WHAT TO DO: Reproduce all the lines below exactly and omit the images.

MATERIAL PROVIDED:

--- START ---

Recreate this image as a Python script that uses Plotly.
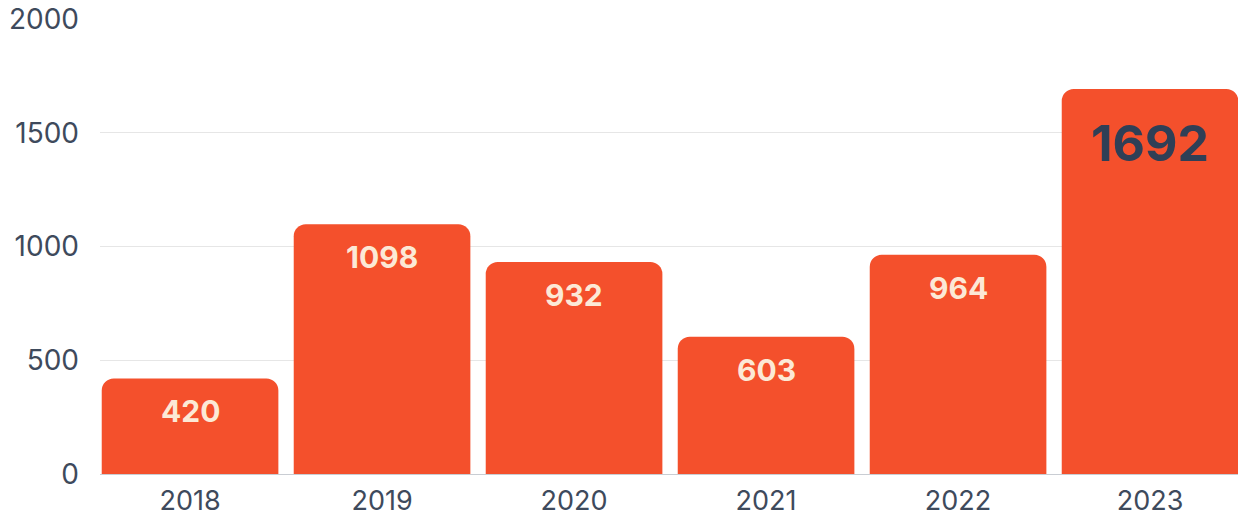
import plotly.graph_objects as go

years = ["2018", "2019", "2020", "2021", "2022", "2023"]
values = [420, 1098, 932, 603, 964, 1692]
y_ticks = [0, 500, 1000, 1500, 2000]

BAR = "#F4502C"
LIGHT = "#FCE9D6"
DARK = "#2F3F56"
AXIS_TXT = "#3E4A5C"

fig = go.Figure()
fig.add_trace(go.Bar(x=years, y=values, marker=dict(color=BAR, line=dict(width=0)),
                     hoverinfo="skip"))

for i, v in enumerate(values):
    big = (i == len(values) - 1)
    fig.add_annotation(
        x=i, y=v, text=f"<b>{v}</b>", showarrow=False,
        xref="x", yref="y",
        yanchor="middle", yshift=-54 if big else -33,
        font=dict(family="Inter", size=50 if big else 30, color=DARK if big else LIGHT),
    )

fig.update_layout(
    width=1238, height=517,
    margin=dict(l=100, r=0, t=19, b=43, autoexpand=False),
    paper_bgcolor="white", plot_bgcolor="white",
    bargap=0.08, barcornerradius=12,
    showlegend=False,
    font=dict(family="Inter", size=28, color=AXIS_TXT),
)
fig.update_xaxes(
    type="category", range=[-0.469, 5.458], automargin=False,
    showline=True, linecolor="#C9CDD3", linewidth=1,
    showgrid=False, ticks="", ticklabelstandoff=3,
    tickfont=dict(size=27, color=AXIS_TXT),
)
fig.update_yaxes(
    range=[0, 2000], tickvals=y_ticks, automargin=False,
    showgrid=True, gridcolor="#E6E6E6", gridwidth=1,
    zeroline=False, showline=False, ticks="",
    ticklabelstandoff=20,
    tickfont=dict(size=28, color=AXIS_TXT),
)

fig.write_html("out.html", config={"displayModeBar": False},
               post_script="document.body.style.margin='0';document.body.style.overflow='hidden';")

--- END ---

FINAL RESULT:
Recreate this image as a Python script that uses Plotly.
import plotly.graph_objects as go

years = ["2018", "2019", "2020", "2021", "2022", "2023"]
values = [420, 1098, 932, 603, 964, 1692]
y_ticks = [0, 500, 1000, 1500, 2000]

BAR = "#F4502C"
LIGHT = "#FCE9D6"
DARK = "#2F3F56"
AXIS_TXT = "#3E4A5C"

fig = go.Figure()
fig.add_trace(go.Bar(x=years, y=values, marker=dict(color=BAR, line=dict(width=0)),
                     hoverinfo="skip"))

for i, v in enumerate(values):
    big = (i == len(values) - 1)
    fig.add_annotation(
        x=i, y=v, text=f"<b>{v}</b>", showarrow=False,
        xref="x", yref="y",
        yanchor="middle", yshift=-54 if big else -33,
        font=dict(family="Inter", size=50 if big else 30, color=DARK if big else LIGHT),
    )

fig.update_layout(
    width=1238, height=517,
    margin=dict(l=100, r=0, t=19, b=43, autoexpand=False),
    paper_bgcolor="white", plot_bgcolor="white",
    bargap=0.08, barcornerradius=12,
    showlegend=False,
    font=dict(family="Inter", size=28, color=AXIS_TXT),
)
fig.update_xaxes(
    type="category", range=[-0.469, 5.458], automargin=False,
    showline=True, linecolor="#C9CDD3", linewidth=1,
    showgrid=False, ticks="", ticklabelstandoff=3,
    tickfont=dict(size=27, color=AXIS_TXT),
)
fig.update_yaxes(
    range=[0, 2000], tickvals=y_ticks, automargin=False,
    showgrid=True, gridcolor="#E6E6E6", gridwidth=1,
    zeroline=False, showline=False, ticks="",
    ticklabelstandoff=20,
    tickfont=dict(size=28, color=AXIS_TXT),
)

fig.write_html("out.html", config={"displayModeBar": False},
               post_script="document.body.style.margin='0';document.body.style.overflow='hidden';")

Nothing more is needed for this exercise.